### Challenge
Sift the material for lines containing "with", and return them.

### Supplied material
========================================================================

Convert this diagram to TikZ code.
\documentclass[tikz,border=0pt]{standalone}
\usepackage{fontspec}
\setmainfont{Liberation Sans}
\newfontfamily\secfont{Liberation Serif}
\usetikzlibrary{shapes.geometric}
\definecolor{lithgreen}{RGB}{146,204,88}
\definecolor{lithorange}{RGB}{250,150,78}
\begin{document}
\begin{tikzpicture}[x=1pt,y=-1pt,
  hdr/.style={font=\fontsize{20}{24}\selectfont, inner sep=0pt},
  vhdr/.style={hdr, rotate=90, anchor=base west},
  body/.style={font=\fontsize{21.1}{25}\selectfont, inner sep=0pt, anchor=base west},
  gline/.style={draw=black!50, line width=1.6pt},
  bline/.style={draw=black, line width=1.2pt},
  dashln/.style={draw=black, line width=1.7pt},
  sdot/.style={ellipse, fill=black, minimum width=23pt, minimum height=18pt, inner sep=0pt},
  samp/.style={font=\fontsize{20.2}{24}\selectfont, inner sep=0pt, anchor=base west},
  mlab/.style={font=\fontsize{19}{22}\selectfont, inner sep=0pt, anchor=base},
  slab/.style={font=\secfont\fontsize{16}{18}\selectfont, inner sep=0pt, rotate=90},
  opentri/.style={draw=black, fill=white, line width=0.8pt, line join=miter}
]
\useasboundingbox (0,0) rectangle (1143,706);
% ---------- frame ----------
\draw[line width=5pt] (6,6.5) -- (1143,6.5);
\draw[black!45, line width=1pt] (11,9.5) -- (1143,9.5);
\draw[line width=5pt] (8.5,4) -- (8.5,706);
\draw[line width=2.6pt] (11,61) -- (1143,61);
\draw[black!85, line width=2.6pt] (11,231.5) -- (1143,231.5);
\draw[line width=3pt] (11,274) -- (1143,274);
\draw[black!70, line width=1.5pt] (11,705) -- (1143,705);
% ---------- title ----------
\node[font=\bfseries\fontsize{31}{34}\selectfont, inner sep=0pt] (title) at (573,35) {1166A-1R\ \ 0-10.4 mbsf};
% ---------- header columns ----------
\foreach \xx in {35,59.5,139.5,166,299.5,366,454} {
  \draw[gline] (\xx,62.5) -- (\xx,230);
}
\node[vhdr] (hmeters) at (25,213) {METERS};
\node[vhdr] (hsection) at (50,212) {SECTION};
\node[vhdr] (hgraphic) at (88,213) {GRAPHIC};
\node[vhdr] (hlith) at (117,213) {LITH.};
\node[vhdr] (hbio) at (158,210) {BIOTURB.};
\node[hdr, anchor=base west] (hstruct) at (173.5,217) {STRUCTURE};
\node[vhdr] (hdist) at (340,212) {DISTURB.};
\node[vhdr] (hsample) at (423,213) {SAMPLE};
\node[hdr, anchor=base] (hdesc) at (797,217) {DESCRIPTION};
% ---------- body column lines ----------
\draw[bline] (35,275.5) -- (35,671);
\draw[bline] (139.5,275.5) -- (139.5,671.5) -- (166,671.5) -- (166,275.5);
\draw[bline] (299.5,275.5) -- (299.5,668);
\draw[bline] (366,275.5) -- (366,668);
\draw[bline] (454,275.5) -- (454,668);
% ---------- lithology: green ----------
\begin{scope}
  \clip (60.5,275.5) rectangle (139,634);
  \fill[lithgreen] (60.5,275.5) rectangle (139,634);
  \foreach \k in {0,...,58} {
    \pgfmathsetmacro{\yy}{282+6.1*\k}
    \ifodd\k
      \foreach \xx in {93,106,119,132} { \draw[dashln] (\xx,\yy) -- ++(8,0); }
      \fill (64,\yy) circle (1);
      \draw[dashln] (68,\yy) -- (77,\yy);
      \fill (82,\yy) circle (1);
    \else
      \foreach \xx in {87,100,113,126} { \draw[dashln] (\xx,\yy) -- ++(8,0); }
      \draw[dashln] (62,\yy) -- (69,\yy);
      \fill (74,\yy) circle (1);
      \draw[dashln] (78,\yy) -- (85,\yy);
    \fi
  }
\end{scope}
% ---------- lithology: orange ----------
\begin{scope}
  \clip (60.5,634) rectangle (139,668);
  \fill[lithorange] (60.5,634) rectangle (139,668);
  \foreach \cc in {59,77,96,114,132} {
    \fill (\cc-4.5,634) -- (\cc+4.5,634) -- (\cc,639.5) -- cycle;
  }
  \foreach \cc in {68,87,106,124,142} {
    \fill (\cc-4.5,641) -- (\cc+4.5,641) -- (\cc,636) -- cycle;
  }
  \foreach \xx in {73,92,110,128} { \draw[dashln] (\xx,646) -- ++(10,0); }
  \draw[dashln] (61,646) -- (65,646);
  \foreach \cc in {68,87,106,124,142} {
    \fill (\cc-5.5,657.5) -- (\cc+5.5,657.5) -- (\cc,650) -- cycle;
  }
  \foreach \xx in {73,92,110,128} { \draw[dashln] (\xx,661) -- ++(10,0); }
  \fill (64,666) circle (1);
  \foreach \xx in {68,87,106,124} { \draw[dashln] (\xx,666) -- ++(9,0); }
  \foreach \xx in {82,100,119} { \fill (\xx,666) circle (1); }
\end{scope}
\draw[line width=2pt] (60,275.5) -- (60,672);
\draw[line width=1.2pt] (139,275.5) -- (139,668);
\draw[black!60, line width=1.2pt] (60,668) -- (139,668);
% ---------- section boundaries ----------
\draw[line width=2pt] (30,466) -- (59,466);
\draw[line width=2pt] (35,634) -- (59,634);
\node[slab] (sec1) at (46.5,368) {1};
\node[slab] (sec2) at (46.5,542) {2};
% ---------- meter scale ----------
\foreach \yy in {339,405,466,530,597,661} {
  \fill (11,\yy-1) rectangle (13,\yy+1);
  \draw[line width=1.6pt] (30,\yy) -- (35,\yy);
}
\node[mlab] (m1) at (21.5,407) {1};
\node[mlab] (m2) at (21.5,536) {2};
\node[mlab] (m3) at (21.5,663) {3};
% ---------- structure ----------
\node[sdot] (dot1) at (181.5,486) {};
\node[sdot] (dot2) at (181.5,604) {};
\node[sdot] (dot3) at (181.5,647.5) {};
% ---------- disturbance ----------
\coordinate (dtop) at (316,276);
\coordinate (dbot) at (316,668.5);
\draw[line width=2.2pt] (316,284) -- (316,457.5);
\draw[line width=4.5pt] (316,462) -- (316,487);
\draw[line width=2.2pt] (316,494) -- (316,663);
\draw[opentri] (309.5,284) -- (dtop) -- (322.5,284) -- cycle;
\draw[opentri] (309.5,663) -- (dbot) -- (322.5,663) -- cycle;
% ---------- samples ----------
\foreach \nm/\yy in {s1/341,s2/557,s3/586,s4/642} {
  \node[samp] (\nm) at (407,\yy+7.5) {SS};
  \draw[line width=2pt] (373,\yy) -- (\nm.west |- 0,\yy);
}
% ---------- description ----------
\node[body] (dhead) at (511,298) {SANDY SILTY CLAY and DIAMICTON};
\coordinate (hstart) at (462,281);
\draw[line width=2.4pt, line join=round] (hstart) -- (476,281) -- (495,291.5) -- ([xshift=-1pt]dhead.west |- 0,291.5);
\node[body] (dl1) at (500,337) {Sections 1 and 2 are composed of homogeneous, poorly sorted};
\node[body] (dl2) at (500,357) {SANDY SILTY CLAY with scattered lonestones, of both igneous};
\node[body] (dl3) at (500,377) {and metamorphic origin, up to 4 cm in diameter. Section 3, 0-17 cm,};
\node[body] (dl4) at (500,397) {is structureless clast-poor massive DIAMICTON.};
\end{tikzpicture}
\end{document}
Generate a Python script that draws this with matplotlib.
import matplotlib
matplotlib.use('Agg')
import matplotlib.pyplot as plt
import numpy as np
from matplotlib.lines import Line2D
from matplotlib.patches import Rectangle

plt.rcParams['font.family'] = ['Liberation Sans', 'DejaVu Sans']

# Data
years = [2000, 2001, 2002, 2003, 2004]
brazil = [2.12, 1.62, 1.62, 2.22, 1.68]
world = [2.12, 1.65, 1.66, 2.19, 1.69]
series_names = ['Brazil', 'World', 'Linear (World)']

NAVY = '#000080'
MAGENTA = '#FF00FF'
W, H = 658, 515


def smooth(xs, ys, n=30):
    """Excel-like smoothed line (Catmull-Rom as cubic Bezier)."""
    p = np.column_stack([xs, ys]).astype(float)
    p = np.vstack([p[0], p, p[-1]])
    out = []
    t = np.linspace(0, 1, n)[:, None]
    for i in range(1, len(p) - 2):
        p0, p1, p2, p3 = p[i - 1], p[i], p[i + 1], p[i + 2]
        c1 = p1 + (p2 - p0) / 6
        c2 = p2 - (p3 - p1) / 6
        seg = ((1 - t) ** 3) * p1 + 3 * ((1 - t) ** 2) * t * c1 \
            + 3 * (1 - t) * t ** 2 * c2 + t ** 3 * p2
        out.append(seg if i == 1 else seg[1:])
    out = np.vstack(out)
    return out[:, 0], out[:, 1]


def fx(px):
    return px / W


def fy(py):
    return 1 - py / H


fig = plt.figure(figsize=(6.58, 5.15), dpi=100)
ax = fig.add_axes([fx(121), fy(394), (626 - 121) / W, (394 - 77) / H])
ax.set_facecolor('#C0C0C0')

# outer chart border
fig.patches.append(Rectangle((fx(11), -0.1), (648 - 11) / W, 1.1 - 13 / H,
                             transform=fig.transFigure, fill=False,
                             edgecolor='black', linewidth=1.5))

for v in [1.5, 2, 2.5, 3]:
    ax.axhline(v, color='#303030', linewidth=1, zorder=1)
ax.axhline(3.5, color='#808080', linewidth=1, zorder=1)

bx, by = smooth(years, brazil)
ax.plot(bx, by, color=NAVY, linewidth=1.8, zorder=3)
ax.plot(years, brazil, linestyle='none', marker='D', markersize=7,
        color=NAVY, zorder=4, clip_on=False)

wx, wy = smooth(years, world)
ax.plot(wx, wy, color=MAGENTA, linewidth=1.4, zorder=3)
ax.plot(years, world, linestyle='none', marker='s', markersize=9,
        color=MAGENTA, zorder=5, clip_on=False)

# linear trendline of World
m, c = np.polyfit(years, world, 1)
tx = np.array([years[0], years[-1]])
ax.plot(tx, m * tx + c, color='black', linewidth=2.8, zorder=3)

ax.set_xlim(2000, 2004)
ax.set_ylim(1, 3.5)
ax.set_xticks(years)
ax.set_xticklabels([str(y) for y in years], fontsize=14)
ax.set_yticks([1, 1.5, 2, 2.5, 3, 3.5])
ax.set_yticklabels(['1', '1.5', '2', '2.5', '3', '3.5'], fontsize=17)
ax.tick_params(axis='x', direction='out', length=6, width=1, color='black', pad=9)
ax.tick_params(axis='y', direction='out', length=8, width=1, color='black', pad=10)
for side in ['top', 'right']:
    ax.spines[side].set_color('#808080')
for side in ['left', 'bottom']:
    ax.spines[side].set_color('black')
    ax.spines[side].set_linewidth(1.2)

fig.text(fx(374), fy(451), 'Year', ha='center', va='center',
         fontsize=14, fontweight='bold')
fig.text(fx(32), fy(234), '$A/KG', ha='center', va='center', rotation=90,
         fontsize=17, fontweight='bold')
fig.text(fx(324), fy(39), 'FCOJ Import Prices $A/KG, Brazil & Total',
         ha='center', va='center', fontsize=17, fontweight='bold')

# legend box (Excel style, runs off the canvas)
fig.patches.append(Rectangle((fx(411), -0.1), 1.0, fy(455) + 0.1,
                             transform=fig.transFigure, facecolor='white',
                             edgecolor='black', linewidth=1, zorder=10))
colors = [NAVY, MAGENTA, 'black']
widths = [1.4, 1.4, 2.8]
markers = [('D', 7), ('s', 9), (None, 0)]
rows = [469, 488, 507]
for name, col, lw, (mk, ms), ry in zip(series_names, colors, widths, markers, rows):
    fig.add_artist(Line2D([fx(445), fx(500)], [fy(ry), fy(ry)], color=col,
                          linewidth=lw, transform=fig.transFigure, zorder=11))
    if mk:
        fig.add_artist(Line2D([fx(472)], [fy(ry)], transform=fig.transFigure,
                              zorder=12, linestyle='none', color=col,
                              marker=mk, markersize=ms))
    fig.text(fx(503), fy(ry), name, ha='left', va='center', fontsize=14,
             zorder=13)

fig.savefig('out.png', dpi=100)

========================================================================

### Task result
\node[body] (dl2) at (500,357) {SANDY SILTY CLAY with scattered lonestones, of both igneous};
Generate a Python script that draws this with matplotlib.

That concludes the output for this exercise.